▶ [COLLECTED DATA]
* START *

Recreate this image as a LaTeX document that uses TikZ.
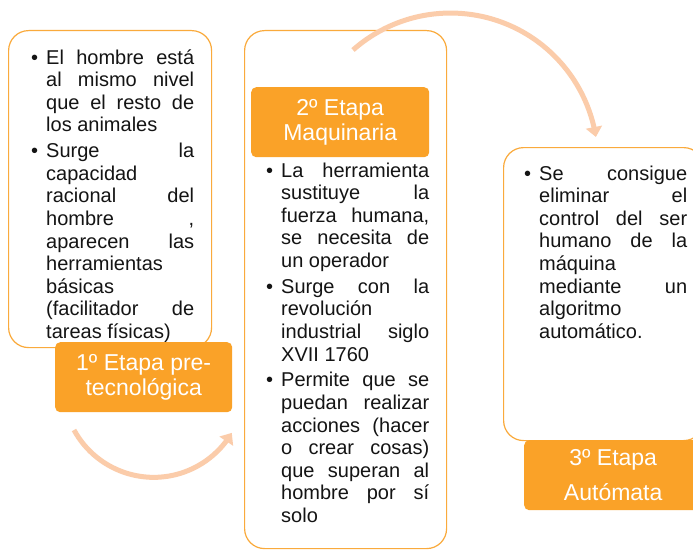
\documentclass[tikz,border=0pt]{standalone}
\usepackage{fontspec}
\setmainfont{Liberation Sans}
\usetikzlibrary{arrows.meta,bending}
\definecolor{orfill}{RGB}{250,162,40}
\definecolor{orline}{RGB}{250,170,60}
\definecolor{peach}{RGB}{251,204,170}
\definecolor{ink}{RGB}{20,20,20}
\newcommand\mkJ[1]{\hbox to 148pt{#1}}
\newcommand\mkP[1]{\hbox{#1}}
\newcommand\mkB{\llap{\textbullet\hspace{8pt}}}
\newcommand\bgap{\vspace{3.2pt}}
\newcommand\bodyfont{\fontsize{20}{22.6}\selectfont}
\begin{document}
\begin{tikzpicture}[x=1pt,y=-1pt,
  panel/.style={draw=orline, line width=1.2pt, fill=white, rounded corners=20pt, anchor=north west, inner sep=0pt},
  tag/.style={fill=orfill, rounded corners=5pt, anchor=north west, inner sep=0pt, text=white, align=center},
  body/.style={anchor=base west, inner sep=0pt, text=ink},
  flow/.style={draw=peach, line width=5pt, -{Triangle[length=10pt,width=16pt]}}]
\clip (0,0) rectangle (693,551);
\fill[white] (0,0) rectangle (693,551);

% panels
\node[panel, minimum width=203pt, minimum height=317pt] (p1) at (8,30) {};
\node[panel, minimum width=202pt, minimum height=518pt] (p2) at (244,30) {};
\node[panel, minimum width=200pt, minimum height=293pt] (p3) at (503,147) {};

% body texts
\node[body] (t1) at (46,64) {\parbox[t]{148pt}{\bodyfont
\mkJ{\mkB El\hfill hombre\hfill está}
\mkJ{al\hfill mismo\hfill nivel}
\mkJ{que\hfill el\hfill resto\hfill de}
\mkP{los animales}
\bgap
\mkJ{\mkB Surge\hfill la}
\mkP{capacidad}
\mkJ{racional\hfill del}
\mkJ{hombre\hfill ,}
\mkJ{aparecen\hfill las}
\mkP{herramientas}
\mkP{básicas}
\mkJ{(facilitador\hfill de}
\mkP{tareas físicas)}}};

\node[body] (t2) at (281,177) {\parbox[t]{148pt}{\bodyfont
\mkJ{\mkB La\hfill herramienta}
\mkJ{sustituye\hfill la}
\mkJ{fuerza\hfill humana,}
\mkJ{se\hfill necesita\hfill de}
\mkP{un operador}
\bgap
\mkJ{\mkB Surge\hfill con\hfill la}
\mkP{revolución}
\mkJ{industrial\hfill siglo}
\mkP{XVII 1760}
\bgap
\mkJ{\mkB Permite\hfill que\hfill se}
\mkJ{puedan\hfill realizar}
\mkJ{acciones\hfill (hacer}
\mkJ{o\hfill crear\hfill cosas)}
\mkJ{que\hfill superan\hfill al}
\mkJ{hombre\hfill por\hfill sí}
\mkP{solo}}};

\node[body] (t3) at (539,180) {\parbox[t]{148pt}{\bodyfont
\mkJ{\mkB Se\hfill consigue}
\mkJ{eliminar\hfill el}
\mkJ{control\hfill del\hfill ser}
\mkJ{humano\hfill de\hfill la}
\mkP{máquina}
\mkJ{mediante\hfill un}
\mkP{algoritmo}
\mkP{automático.}}};

% stage tags
\node[tag, minimum width=177pt, minimum height=70pt, font=\fontsize{23}{24.5}\selectfont] (s1) at (55,342) {1º Etapa pre-\\tecnológica};
\node[tag, minimum width=178pt, minimum height=70pt, font=\fontsize{23}{25}\selectfont] (s2) at (251,87) {2º Etapa\\Maquinaria};
\node[tag, minimum width=178pt, minimum height=70pt, font=\fontsize{23}{35}\selectfont] (s3) at (524,440) {3º Etapa\\Autómata};

% arrows
\coordinate (a1s) at (74,430);
\coordinate (a2s) at (353,50);
\draw[flow] (a1s) arc[start angle=151.4, end angle=30.7, radius=90.8];
\draw[flow] (a2s) arc[start angle=-131.5, end angle=-9.1, radius=147.2];
\end{tikzpicture}
\end{document}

* END *

▶ [WHAT IS REQUIRED]
Transcribe exactly, with no pictures, the lines running from the first line of the material through the line holding "minimum width=200pt, minimum".

▶ [REPLY]
Recreate this image as a LaTeX document that uses TikZ.
\documentclass[tikz,border=0pt]{standalone}
\usepackage{fontspec}
\setmainfont{Liberation Sans}
\usetikzlibrary{arrows.meta,bending}
\definecolor{orfill}{RGB}{250,162,40}
\definecolor{orline}{RGB}{250,170,60}
\definecolor{peach}{RGB}{251,204,170}
\definecolor{ink}{RGB}{20,20,20}
\newcommand\mkJ[1]{\hbox to 148pt{#1}}
\newcommand\mkP[1]{\hbox{#1}}
\newcommand\mkB{\llap{\textbullet\hspace{8pt}}}
\newcommand\bgap{\vspace{3.2pt}}
\newcommand\bodyfont{\fontsize{20}{22.6}\selectfont}
\begin{document}
\begin{tikzpicture}[x=1pt,y=-1pt,
  panel/.style={draw=orline, line width=1.2pt, fill=white, rounded corners=20pt, anchor=north west, inner sep=0pt},
  tag/.style={fill=orfill, rounded corners=5pt, anchor=north west, inner sep=0pt, text=white, align=center},
  body/.style={anchor=base west, inner sep=0pt, text=ink},
  flow/.style={draw=peach, line width=5pt, -{Triangle[length=10pt,width=16pt]}}]
\clip (0,0) rectangle (693,551);
\fill[white] (0,0) rectangle (693,551);

% panels
\node[panel, minimum width=203pt, minimum height=317pt] (p1) at (8,30) {};
\node[panel, minimum width=202pt, minimum height=518pt] (p2) at (244,30) {};
\node[panel, minimum width=200pt, minimum height=293pt] (p3) at (503,147) {};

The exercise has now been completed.